Set down the lines that begin at the top of the records and end with the line containing "82.5, 86.4, 88.0]", and drop every picture.

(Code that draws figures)
-*-*-

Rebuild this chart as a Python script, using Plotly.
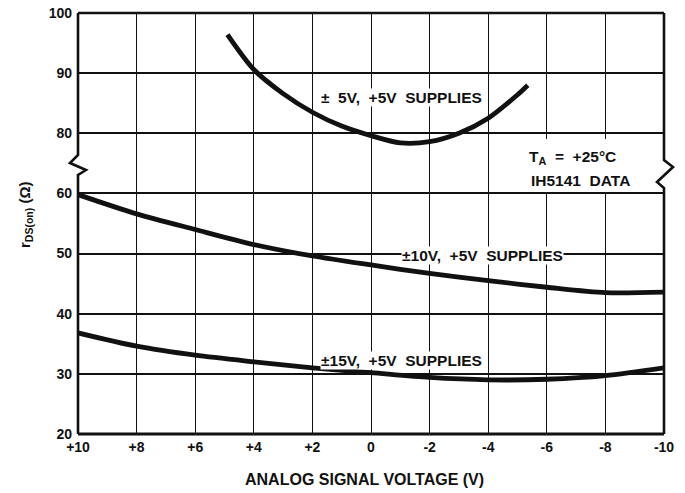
import plotly.graph_objects as go

# Analog signal voltage (V) and on-resistance (ohms) per supply condition
volts = [10, 8, 6, 4, 2, 0, -2, -4, -6, -8, -10]
r_on_15v = [36.8, 34.6, 33.1, 32.0, 31.0, 30.2, 29.4, 29.0, 29.1, 29.7, 31.0]
r_on_10v = [59.8, 56.6, 54.0, 51.5, 49.6, 48.1, 46.7, 45.5, 44.4, 43.5, 43.6]
volts_5v = [4.9, 4, 3, 2, 1, 0, -1, -2, -3, -4, -5, -5.35]
r_on_5v = [96.4, 90.6, 86.6, 83.5, 81.2, 79.6, 78.4, 78.6, 80.0, 82.5, 86.4, 88.0]

x_tickvals = [10, 8, 6, 4, 2, 0, -2, -4, -6, -8, -10]
x_ticktext = ["+10", "+8", "+6", "+4", "+2", "0", "-2", "-4", "-6", "-8", "-10"]
y_low_ticks = [20, 30, 40, 50, 60]
y_high_ticks = [80, 90, 100]

FONT = "Liberation Sans, Arial, sans-serif"
INK = "#111111"

# broken axis: lower segment 20..65, upper segment 75..100
low_range = [20, 65]
high_range = [75, 100]
split = (low_range[1] - low_range[0]) / ((low_range[1] - low_range[0]) + (high_range[1] - high_range[0]))

line_style = dict(color=INK, width=4.8, shape="spline", smoothing=0.8)

fig = go.Figure()
fig.add_trace(go.Scatter(x=volts, y=r_on_15v, mode="lines", line=line_style,
                         xaxis="x", yaxis="y", hoverinfo="skip"))
fig.add_trace(go.Scatter(x=volts, y=r_on_10v, mode="lines", line=line_style,
                         xaxis="x", yaxis="y", hoverinfo="skip"))
fig.add_trace(go.Scatter(x=volts_5v, y=r_on_5v, mode="lines", line=line_style,
                         xaxis="x", yaxis="y2", hoverinfo="skip"))

tick_font = dict(family=FONT, size=14, color=INK, weight="bold")
ytick_font = dict(family=FONT, size=14, color=INK, weight="bold")

fig.update_layout(
    width=685, height=493,
    margin=dict(l=78, r=21, t=13, b=59, autoexpand=False),
    paper_bgcolor="white", plot_bgcolor="white",
    showlegend=False,
    xaxis=dict(range=[10, -10], tickvals=x_tickvals, ticktext=x_ticktext,
               showgrid=True, gridcolor=INK, gridwidth=1.3, zeroline=False,
               showline=False, ticks="", tickfont=tick_font, anchor="y",
               ticklabelstandoff=3, automargin=False),
    yaxis=dict(domain=[0, split], range=low_range, tickvals=y_low_ticks,
               showgrid=True, gridcolor=INK, gridwidth=1.7, zeroline=False,
               showline=False, ticks="", tickfont=ytick_font, ticklabelstandoff=5,
               automargin=False),
    yaxis2=dict(domain=[split, 1], range=high_range, tickvals=y_high_ticks,
                showgrid=True, gridcolor=INK, gridwidth=1.7, zeroline=False,
                showline=False, ticks="", tickfont=ytick_font, ticklabelstandoff=5,
                anchor="x", automargin=False),
)

# paper-coordinate helpers (plot area is 586 x 421 px)
PW, PH = 586.0, 421.0
def py(px_from_bottom):
    return px_from_bottom / PH

def pxr(px):
    return px / PW

# white panel behind the temperature note
fig.add_shape(type="rect", xref="paper", yref="paper",
              x0=pxr(427), x1=1 - pxr(3), y0=py(242), y1=py(295),
              fillcolor="white", line=dict(width=0), layer="above")

# frame with break marks on both sides
left_path = (f"M 0,1 L 0,{py(279)} L {-pxr(8)},{py(271)} L {pxr(8)},{py(264)} "
             f"L 0,{py(259)} L 0,0")
right_path = (f"M 1,1 L 1,{py(274)} L {1 + pxr(9)},{py(267)} L {1 - pxr(7)},{py(252)} "
              f"L 1,{py(246)} L 1,0")
fig.add_shape(type="path", xref="paper", yref="paper", path=left_path,
              line=dict(color=INK, width=2.6), layer="above")
fig.add_shape(type="path", xref="paper", yref="paper", path=right_path,
              line=dict(color=INK, width=2.6), layer="above")
fig.add_shape(type="line", xref="paper", yref="paper", x0=0, x1=1, y0=1, y1=1,
              line=dict(color=INK, width=2.6), layer="above")
fig.add_shape(type="line", xref="paper", yref="paper", x0=0, x1=1, y0=0, y1=0,
              line=dict(color=INK, width=3), layer="above")

label_font = dict(family=FONT, size=15.5, color=INK, weight="bold")

fig.add_annotation(x=-1.05, y=85.9, xref="x", yref="y2",
                   text="±  5V,  +5V  SUPPLIES", showarrow=False,
                   font=label_font, bgcolor="white", borderpad=0)
fig.add_annotation(x=-3.8, y=49.7, xref="x", yref="y",
                   text="±10V,  +5V  SUPPLIES", showarrow=False,
                   font=label_font, bgcolor="white", borderpad=0)
fig.add_annotation(x=-1.05, y=32.3, xref="x", yref="y",
                   text="±15V,  +5V  SUPPLIES", showarrow=False,
                   font=label_font, bgcolor="white", borderpad=0)

fig.add_annotation(x=-5.33, y=py(277), xref="x", yref="paper", xanchor="left",
                   yanchor="middle",
                   text="T<sub>A</sub>  =  +25°C", showarrow=False, font=label_font)
fig.add_annotation(x=-5.4, y=py(254), xref="x", yref="paper", xanchor="left",
                   yanchor="middle",
                   text="IH5141  DATA", showarrow=False, font=label_font)

# axis titles
fig.add_annotation(x=-pxr(53), y=py(219), xref="paper", yref="paper",
                   xanchor="center", yanchor="middle",
                   text="r<sub>DS(on)</sub> (Ω)", textangle=-90, showarrow=False,
                   font=dict(family=FONT, size=15, color=INK, weight="bold"))
fig.add_annotation(x=pxr(286), y=-py(46), xref="paper", yref="paper",
                   xanchor="center", yanchor="middle",
                   text="ANALOG SIGNAL VOLTAGE (V)", showarrow=False,
                   font=dict(family=FONT, size=16, color=INK, weight="bold"))

fig.write_html("out.html")
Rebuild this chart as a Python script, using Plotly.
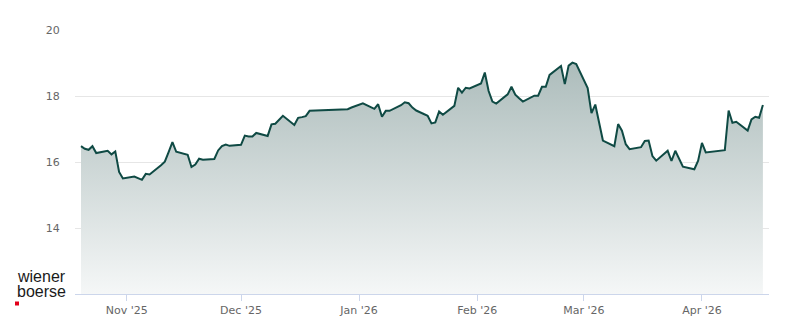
import plotly.graph_objects as go

dates = [
    "2025-10-20", "2025-10-21", "2025-10-22", "2025-10-23", "2025-10-24",
    "2025-10-27", "2025-10-28", "2025-10-29", "2025-10-30", "2025-10-31",
    "2025-11-03", "2025-11-04", "2025-11-05", "2025-11-06", "2025-11-07",
    "2025-11-10", "2025-11-11", "2025-11-12", "2025-11-13", "2025-11-14",
    "2025-11-17", "2025-11-18", "2025-11-19", "2025-11-20", "2025-11-21",
    "2025-11-24", "2025-11-25", "2025-11-26", "2025-11-27", "2025-11-28",
    "2025-12-01", "2025-12-02", "2025-12-03", "2025-12-04", "2025-12-05",
    "2025-12-08", "2025-12-09", "2025-12-10", "2025-12-11", "2025-12-12",
    "2025-12-15", "2025-12-16", "2025-12-17", "2025-12-18", "2025-12-19",
    "2025-12-29", "2025-12-30",
    "2026-01-02",
    "2026-01-05", "2026-01-06", "2026-01-07", "2026-01-08", "2026-01-09",
    "2026-01-12", "2026-01-13", "2026-01-14", "2026-01-15", "2026-01-16",
    "2026-01-19", "2026-01-20", "2026-01-21", "2026-01-22", "2026-01-23",
    "2026-01-26", "2026-01-27", "2026-01-28", "2026-01-29", "2026-01-30",
    "2026-02-02", "2026-02-03", "2026-02-04", "2026-02-05", "2026-02-06",
    "2026-02-09", "2026-02-10", "2026-02-11", "2026-02-12", "2026-02-13",
    "2026-02-16", "2026-02-17", "2026-02-18", "2026-02-19", "2026-02-20",
    "2026-02-23", "2026-02-24", "2026-02-25", "2026-02-26", "2026-02-27",
    "2026-03-02", "2026-03-03", "2026-03-04", "2026-03-05", "2026-03-06",
    "2026-03-09", "2026-03-10", "2026-03-11", "2026-03-12", "2026-03-13",
    "2026-03-16", "2026-03-17", "2026-03-18", "2026-03-19", "2026-03-20",
    "2026-03-23", "2026-03-24", "2026-03-25", "2026-03-26", "2026-03-27",
    "2026-03-30", "2026-03-31", "2026-04-01", "2026-04-02",
    "2026-04-07", "2026-04-08", "2026-04-09", "2026-04-10",
    "2026-04-13", "2026-04-14", "2026-04-15", "2026-04-16", "2026-04-17",
]

prices = [
    16.48, 16.40, 16.37, 16.48, 16.27,
    16.34, 16.23, 16.32, 15.70, 15.50,
    15.56, 15.52, 15.46, 15.64, 15.62,
    15.90, 16.01, 16.30, 16.60, 16.31,
    16.22, 15.85, 15.92, 16.10, 16.07,
    16.09, 16.35, 16.48, 16.53, 16.49,
    16.52, 16.80, 16.77, 16.77, 16.88,
    16.79, 17.14, 17.16, 17.28, 17.40,
    17.12, 17.34, 17.36, 17.39, 17.55,
    17.60, 17.65,
    17.78,
    17.61, 17.75, 17.37, 17.55, 17.55,
    17.72, 17.81, 17.78, 17.65, 17.56,
    17.40, 17.17, 17.20, 17.53, 17.43,
    17.70, 18.25, 18.10, 18.25, 18.23,
    18.38, 18.71, 18.15, 17.83, 17.77,
    18.05, 18.28, 18.04, 17.93, 17.83,
    18.01, 18.01, 18.28, 18.28, 18.64,
    18.91, 18.36, 18.92, 19.01, 18.97,
    18.24, 17.48, 17.74, 17.20, 16.65,
    16.48, 17.15, 16.95, 16.54, 16.39,
    16.45, 16.64, 16.65, 16.18, 16.04,
    16.34, 16.03, 16.34, 16.10, 15.86,
    15.78, 16.04, 16.58, 16.29,
    16.36, 17.56, 17.19, 17.22,
    16.95, 17.29, 17.37, 17.34, 17.73,
]

y_ticks = [14, 16, 18, 20]

W, H = 800, 324
L, R, T, B = 75, 31, 30, 30


def px(x):
    return (x - L) / (W - L - R)


def py(y):
    return (H - B - y) / (H - T - B)


fig = go.Figure()
fig.add_trace(go.Scatter(
    x=dates, y=prices, mode="lines",
    line=dict(color="#0f4a44", width=2),
    fill="tozeroy",
    fillgradient=dict(
        type="vertical", start=12, stop=19.05,
        colorscale=[[0, "rgb(245,247,247)"], [1, "rgb(172,188,187)"]],
    ),
    hoverinfo="skip",
))

fig.update_layout(
    width=W, height=H,
    margin=dict(l=L, r=R, t=T, b=B, autoexpand=False),
    paper_bgcolor="white", plot_bgcolor="white",
    showlegend=False,
    font=dict(family="DejaVu Sans", size=11, color="#666666"),
    xaxis=dict(
        type="date", automargin=False,
        range=["2025-10-18 10:12", "2026-04-18 14:24"],
        tick0="2025-11-01", dtick="M1", tickformat="%b '%y",
        showgrid=False, zeroline=False,
        showline=True, linecolor="#ccd6eb", linewidth=1,
        ticks="outside", tickcolor="#ccd6eb", ticklen=6, tickwidth=1,
        tickfont=dict(family="DejaVu Sans", size=11, color="#666666"),
    ),
    yaxis=dict(
        range=[12, 20], tickvals=y_ticks, automargin=False,
        showgrid=True, gridcolor="#e6e6e6", gridwidth=1,
        zeroline=False, showline=False,
        ticks="outside", ticklen=12, tickcolor="rgba(0,0,0,0)",
        tickfont=dict(family="DejaVu Sans", size=11, color="#666666"),
    ),
    annotations=[
        dict(text="wiener", x=px(15), y=py(276.5), xref="paper", yref="paper",
             xanchor="left", yanchor="middle", showarrow=False,
             font=dict(family="Liberation Sans", size=16, color="#1a1a1a")),
        dict(text="boerse", x=px(15), y=py(291.5), xref="paper", yref="paper",
             xanchor="left", yanchor="middle", showarrow=False,
             font=dict(family="Liberation Sans", size=16, color="#1a1a1a")),
    ],
    shapes=[
        dict(type="rect", xref="paper", yref="paper",
             x0=px(15), x1=px(19), y0=py(305.5), y1=py(301.5),
             fillcolor="#e2001a", line=dict(width=0)),
    ],
)

fig.write_html("out.html")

-*-*-

Solution for this problem >>
Rebuild this chart as a Python script, using Plotly.
import plotly.graph_objects as go

# Analog signal voltage (V) and on-resistance (ohms) per supply condition
volts = [10, 8, 6, 4, 2, 0, -2, -4, -6, -8, -10]
r_on_15v = [36.8, 34.6, 33.1, 32.0, 31.0, 30.2, 29.4, 29.0, 29.1, 29.7, 31.0]
r_on_10v = [59.8, 56.6, 54.0, 51.5, 49.6, 48.1, 46.7, 45.5, 44.4, 43.5, 43.6]
volts_5v = [4.9, 4, 3, 2, 1, 0, -1, -2, -3, -4, -5, -5.35]
r_on_5v = [96.4, 90.6, 86.6, 83.5, 81.2, 79.6, 78.4, 78.6, 80.0, 82.5, 86.4, 88.0]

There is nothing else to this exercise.